▶ [Data for this task]:
## START

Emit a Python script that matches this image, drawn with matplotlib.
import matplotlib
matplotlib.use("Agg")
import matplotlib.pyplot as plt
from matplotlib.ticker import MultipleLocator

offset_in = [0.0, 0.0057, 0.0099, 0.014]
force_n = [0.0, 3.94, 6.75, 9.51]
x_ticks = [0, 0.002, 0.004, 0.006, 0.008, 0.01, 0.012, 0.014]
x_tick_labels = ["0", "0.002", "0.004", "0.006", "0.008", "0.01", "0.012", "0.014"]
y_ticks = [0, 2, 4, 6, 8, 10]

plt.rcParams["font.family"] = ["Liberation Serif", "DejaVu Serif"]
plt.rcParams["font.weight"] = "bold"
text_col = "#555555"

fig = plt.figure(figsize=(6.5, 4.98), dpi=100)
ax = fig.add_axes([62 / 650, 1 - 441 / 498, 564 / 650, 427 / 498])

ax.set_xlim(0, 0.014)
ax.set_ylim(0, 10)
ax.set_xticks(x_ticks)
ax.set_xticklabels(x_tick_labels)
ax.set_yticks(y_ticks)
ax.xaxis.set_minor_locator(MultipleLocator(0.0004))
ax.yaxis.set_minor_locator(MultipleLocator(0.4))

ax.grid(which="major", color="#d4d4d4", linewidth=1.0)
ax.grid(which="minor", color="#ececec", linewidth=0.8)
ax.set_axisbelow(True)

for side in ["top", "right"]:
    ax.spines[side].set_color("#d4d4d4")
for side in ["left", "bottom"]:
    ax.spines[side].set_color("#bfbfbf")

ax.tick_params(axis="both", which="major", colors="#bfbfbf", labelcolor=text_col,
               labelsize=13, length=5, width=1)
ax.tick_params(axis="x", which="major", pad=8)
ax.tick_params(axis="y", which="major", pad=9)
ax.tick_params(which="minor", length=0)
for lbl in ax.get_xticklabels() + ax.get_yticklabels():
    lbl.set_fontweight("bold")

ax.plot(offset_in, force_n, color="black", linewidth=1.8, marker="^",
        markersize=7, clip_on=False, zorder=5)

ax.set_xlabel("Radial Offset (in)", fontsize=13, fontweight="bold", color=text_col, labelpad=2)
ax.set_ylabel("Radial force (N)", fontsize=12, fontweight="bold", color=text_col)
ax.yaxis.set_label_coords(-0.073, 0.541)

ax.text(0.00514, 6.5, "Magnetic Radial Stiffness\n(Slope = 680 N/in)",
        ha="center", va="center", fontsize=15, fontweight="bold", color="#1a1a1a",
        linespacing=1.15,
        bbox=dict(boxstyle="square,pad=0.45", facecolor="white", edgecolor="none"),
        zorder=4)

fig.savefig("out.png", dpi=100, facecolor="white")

## END
## START

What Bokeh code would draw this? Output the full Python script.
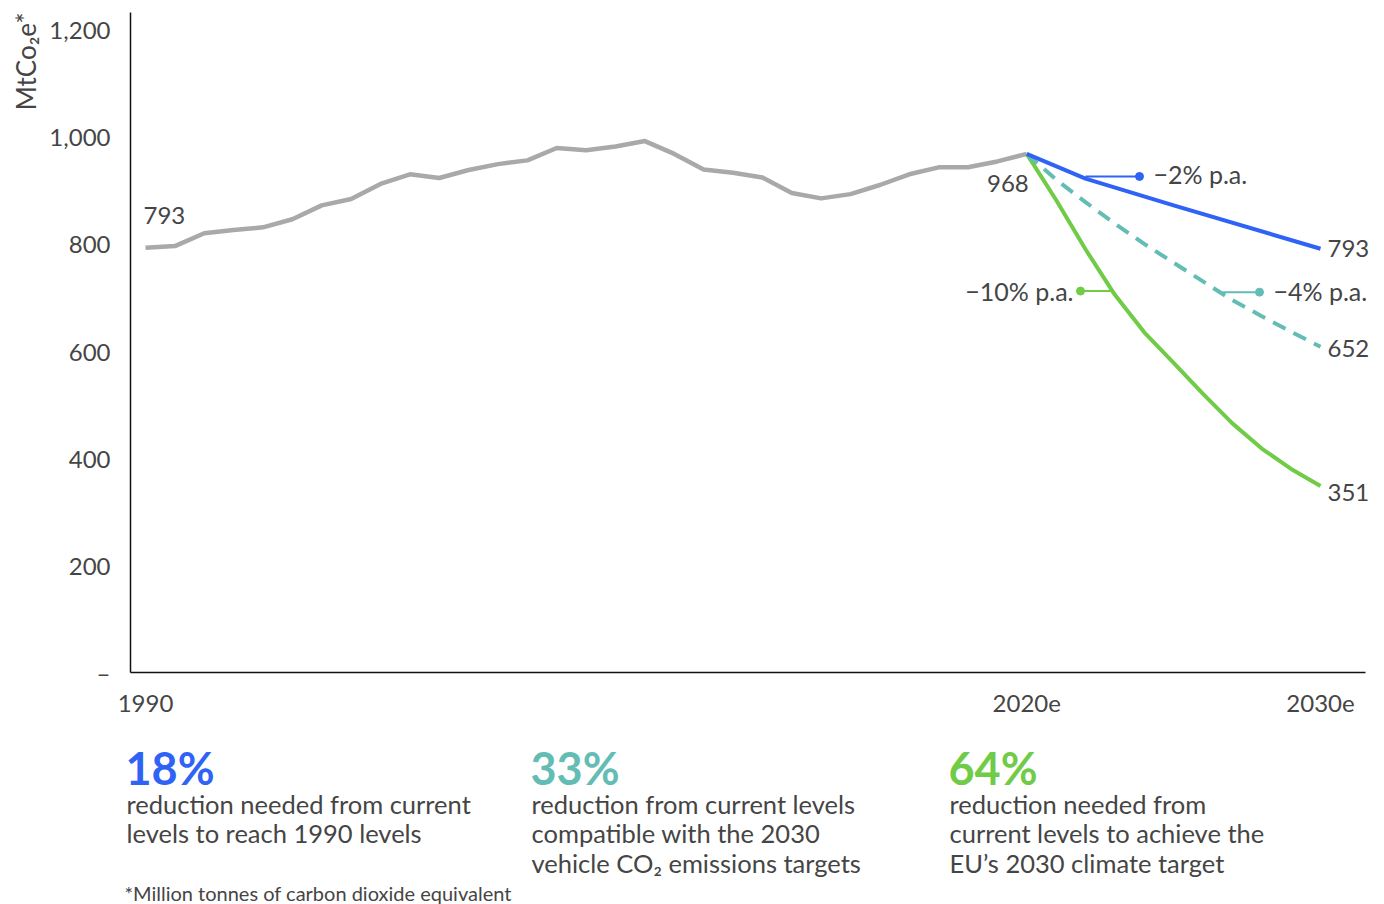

## END

▶ [Aim of the exercise]: Only the lines from the one holding "Emit a Python" through the one holding "from matplotlib.ticker import MultipleLocator" are wanted; retype them exactly.

▶ [Written solution]:
Emit a Python script that matches this image, drawn with matplotlib.
import matplotlib
matplotlib.use("Agg")
import matplotlib.pyplot as plt
from matplotlib.ticker import MultipleLocator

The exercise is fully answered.